The concern is not about the ability of concept searching tools to cull the documents down, but rather the accuracy of this.

Keyword searching has known flaws; the wrong keywords, incorrectly spelt keywords either by the review team or the custodian expected to be using the term. Keyword searching is also blunt and often produces a high volume of false positives and false negatives. But, what a keyword searching tool is doing is clearly understood and the errors are known.

Concept searching, however, is undocumented, the exact formulas are often kept hidden and there is a lack of understanding of the technology. What makes an email move from one concept to another, if it discusses two different concepts? What’s the error rate?
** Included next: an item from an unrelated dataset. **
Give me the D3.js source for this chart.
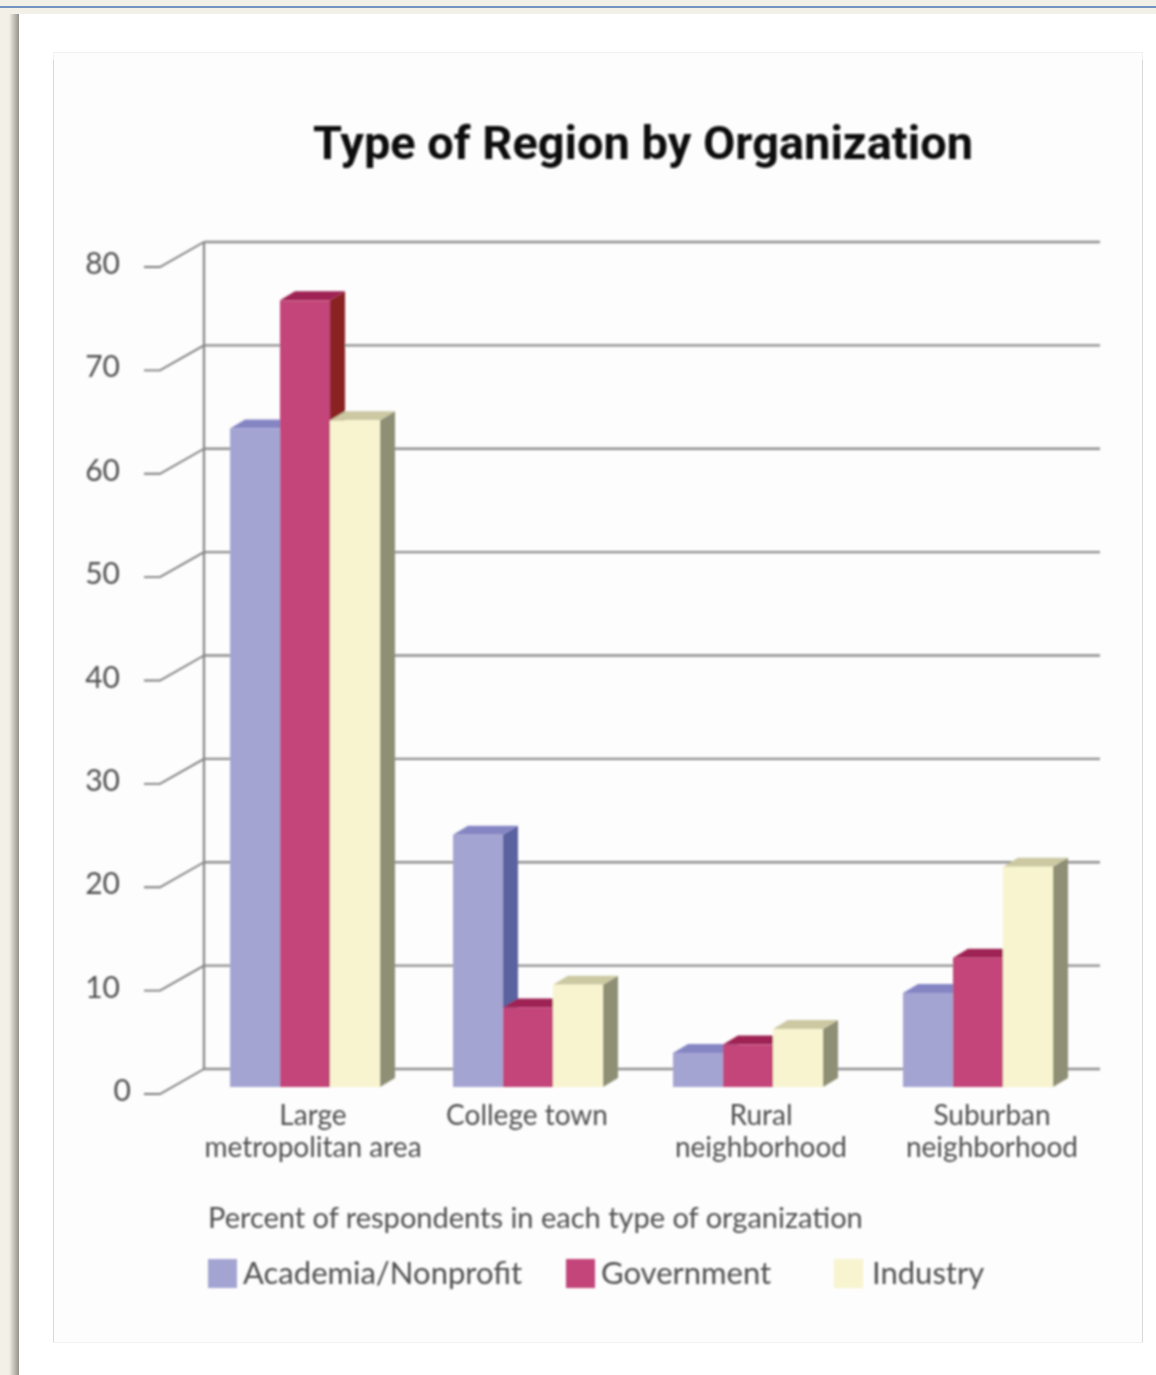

If the same set of “relevant” email is stored in different data sets, will the concept searching tool correctly identify the same number of relevant emails?

Most importantly is the using concept searching reasonable?

In the case of Abela v Hammond Suddards in 2008, the judge stated that “…[It is N]ot that no stone must be left unturned” but that a “reasonable search” is conducted.

This author would believes that concept searching is reasonable in many, but not all, scenarios.

Foot Notes


[1] This level of email storage would almost never occur, even if it did it would be difficult to prove and therefore backup tapes should be considered.

[2] https://whereismydata.wordpress.com/2009/01/25/case-law-keywords/

[3] http://www.insidecounsel.com/News/2008/9/Pages/Where-angels-fear-to-tread.aspx

[4] Exact citation needed. Taken from Politics of Risk and Fear by Dan Gardner

[5] Given the current state of technology, though in the future this may become more realistic.